* [Set exercise] How many lines in the entries below contain "chart"? Answer with the number only.

* [The records]
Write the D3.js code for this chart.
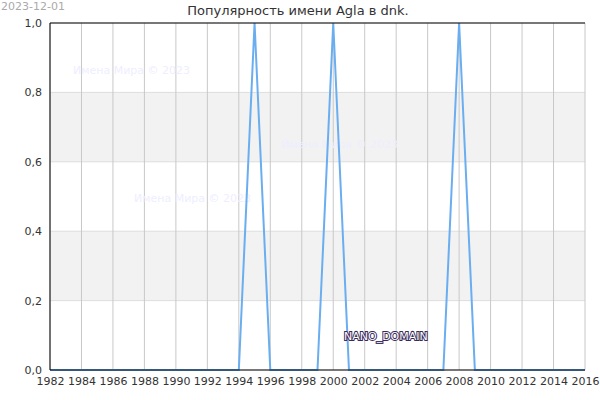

* * *

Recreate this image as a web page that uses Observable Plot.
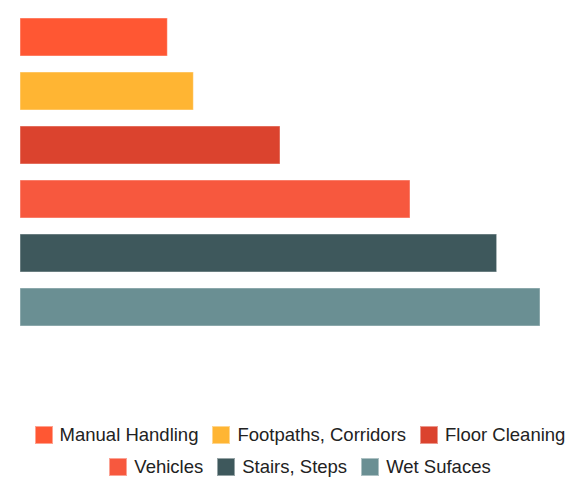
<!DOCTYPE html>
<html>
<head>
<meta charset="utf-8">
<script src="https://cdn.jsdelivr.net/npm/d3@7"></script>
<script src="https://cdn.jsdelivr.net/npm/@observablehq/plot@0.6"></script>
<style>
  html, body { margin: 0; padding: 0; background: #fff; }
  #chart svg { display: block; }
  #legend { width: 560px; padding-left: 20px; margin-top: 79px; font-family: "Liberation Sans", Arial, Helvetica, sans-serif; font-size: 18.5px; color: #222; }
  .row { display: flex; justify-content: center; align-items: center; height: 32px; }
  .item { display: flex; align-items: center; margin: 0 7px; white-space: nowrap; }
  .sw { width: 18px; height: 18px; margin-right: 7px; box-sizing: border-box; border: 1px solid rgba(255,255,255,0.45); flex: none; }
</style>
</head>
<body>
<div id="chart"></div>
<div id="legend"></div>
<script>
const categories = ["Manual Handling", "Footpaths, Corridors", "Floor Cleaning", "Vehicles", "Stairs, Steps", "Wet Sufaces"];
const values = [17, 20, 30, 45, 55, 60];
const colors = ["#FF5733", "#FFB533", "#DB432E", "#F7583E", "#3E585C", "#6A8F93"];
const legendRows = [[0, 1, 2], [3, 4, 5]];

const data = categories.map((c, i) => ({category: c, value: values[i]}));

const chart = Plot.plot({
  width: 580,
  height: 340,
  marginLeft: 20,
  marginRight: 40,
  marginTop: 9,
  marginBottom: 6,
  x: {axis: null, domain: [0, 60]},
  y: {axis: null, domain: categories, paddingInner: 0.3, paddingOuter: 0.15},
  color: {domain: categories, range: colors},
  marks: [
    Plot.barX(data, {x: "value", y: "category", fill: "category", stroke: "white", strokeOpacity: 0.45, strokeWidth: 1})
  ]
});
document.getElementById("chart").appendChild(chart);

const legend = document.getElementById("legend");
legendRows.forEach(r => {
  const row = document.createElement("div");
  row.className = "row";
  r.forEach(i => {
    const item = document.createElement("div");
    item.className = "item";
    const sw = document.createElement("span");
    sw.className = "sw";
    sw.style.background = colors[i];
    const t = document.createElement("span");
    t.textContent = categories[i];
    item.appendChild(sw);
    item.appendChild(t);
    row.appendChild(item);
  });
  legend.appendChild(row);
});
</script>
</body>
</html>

* [Finished answer] 5